Feria propria del 18 dicembre (Ger 23,5-8 Sal 71 Mt 1,18-24)
In questa feria dell’ottava in preparazione del Natale del Signore Gesù, la liturgia ci presenta quella che alcuni chiamano l’annunciazione a Giuseppe.
Per comprendere meglio il brano ascoltato è necessario tener presente il contesto e il momento in cui è collocata la scena descritta dall’evangelista Matteo.
Il contesto. Giuseppe fa parte di quel gruppo di persone composto di gente semplice, povera, laboriosa, anche pia e giusta in senso Biblico, che viveva in mezzo a una società dove la élite era corrotta e collaborava con il potere occupante.
Il momento.

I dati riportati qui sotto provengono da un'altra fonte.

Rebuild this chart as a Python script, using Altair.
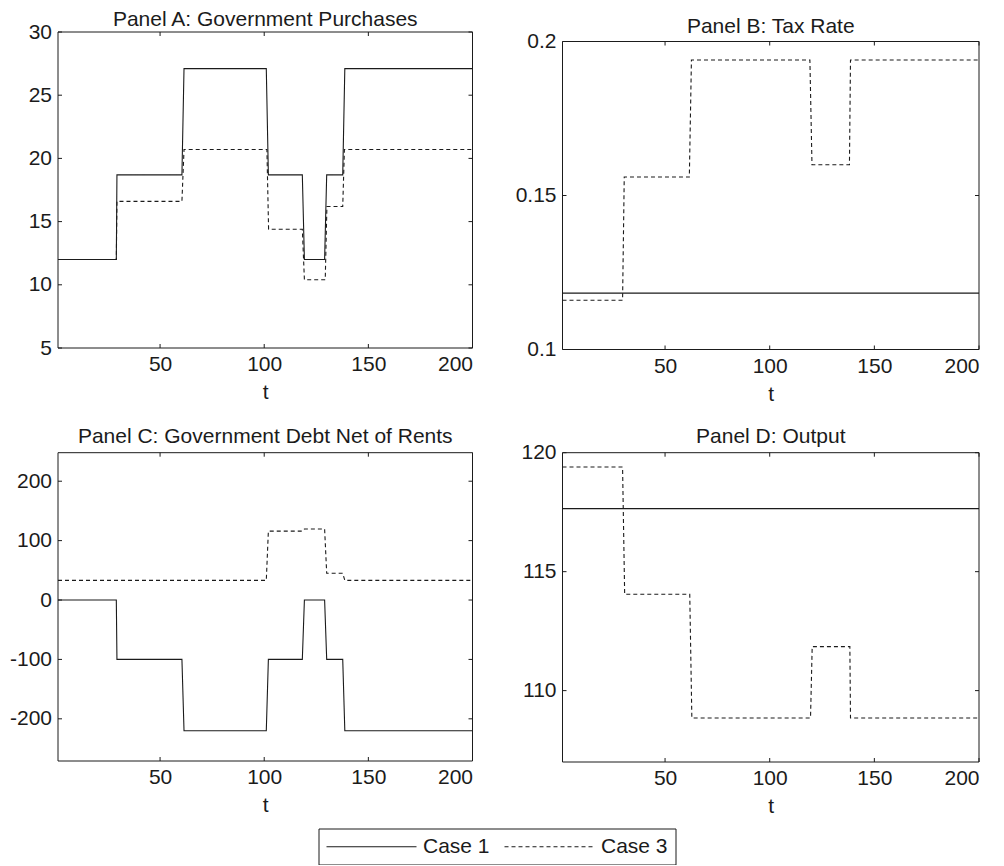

Giuseppe si trova in una situazione personale particolarissima: è fortemente turbato dalla notizia che la sua sposa aspetta un figlio e sta valutando come agire, senza dare in pasto Maria alla vergogna pubblica; cercando di mettere insieme verità e carità, come diremmo oggi.
In questo momento difficilissimo, in sogno – nella Bibbia spesso si usa questa immagine per esprimere una rivelazione – l’angelo del Signore si rivolge a Giuseppe invitandolo a non temere: «Il bambino che è generato in lei viene dallo Spirito Santo; ella darà alla luce un figlio e tu lo chiamerai Gesù» (Mt 1,20).
Dio è salvezza, è più grande di ogni potere: è anche più grande di ogni aspettativa e compie meraviglie
A differenza di Maria, che aveva acconsentito alle parole dell’angelo interloquendo e dicendo «Ecco la serva del Signore: avvenga per me secondo la tua parola» (Lc 1,38), Giuseppe, dopo aver ascoltato, senza dire niente «fece come gli aveva ordinato l’angelo del Signore e prese con sé la sua sposa» (Mt 1,24).
Nei racconti che parlano di lui, Giuseppe non dice mai una parola, ma risponde sempre con un’obbedienza umile e coraggiosa. Viene presentato come vero figlio di Abramo, che si affida a Dio e alla sua provvidenza, camminando verso un futuro umanamente oscuro e incerto, ma pieno di speranza nella fede.
Può capitare a ciascuno di noi, come singole persone e come comunità, di trovarsi in situazioni difficili, sul piano esistenziale e su quello relazionale e sociale.
Il rischio peggiore è di abbarbicarsi al già conosciuto, farsi consigliare dalla paura e comportarsi come sembra suggerire il pensiero prevalente, anche di fronte alle grandi questioni che oggi affliggono il mondo. E allora: Prima l’America. Prima l’Italia. Prima la mia regione. E – alla fine dei conti – prima me stesso, solo me stesso.
La paura genera sfiducia e nutre la xenofobia, l’odio degli uni verso gli altri e spinge a costruire muri e recinti, per non far entrare chi sta fuori, ma che poi si trasformano in una barriera insormontabile che impedisce di uscire.
A Giuseppe, stretto in una situazione incomprensibile e che sembra devastarlo, la prima cosa che l’angelo gli dice è una parola cara a tutto il messaggio biblico, ribadita anche dal Risorto ogni volta che ha incontrato i suoi: «Non temere» (Mt 1,20).
Il nostro cammino non è verso un futuro semioscuro o addirittura buio, che fa paura. La storia è nelle mani di Dio e anche quello che sembra umanamente impossibile può avvenire.
Giuseppe, forse, non ha capito fino in fondo quello che gli ha detto l’angelo, ma crede alle promesse di Dio ed è aperto alle sue meraviglie.
Il Verbo per farsi carne aveva bisogno di una donna. E una volta fatto carne aveva bisogno di un padre umano, di una famiglia. Maria e Giuseppe hanno attivamente collaborato alla missione affidata a Gesù, con il loro attento ascolto e la loro fede obbediente.
Per accogliere Maria e il figlio che era dentro di lei, Giuseppe ha saputo aprirsi all’ascolto e ha accolto con fede la parola che Dio gli ha rivolto.
Così noi, per accogliere il Signore che viene, bisogna mettersi in ascolto della Scrittura e di quello che lo Spirito suscita attraverso la sete di vita che abita cuore. Ed è necessario non temere e osare grandi sogni, nella certezza che per Dio niente è impossibile.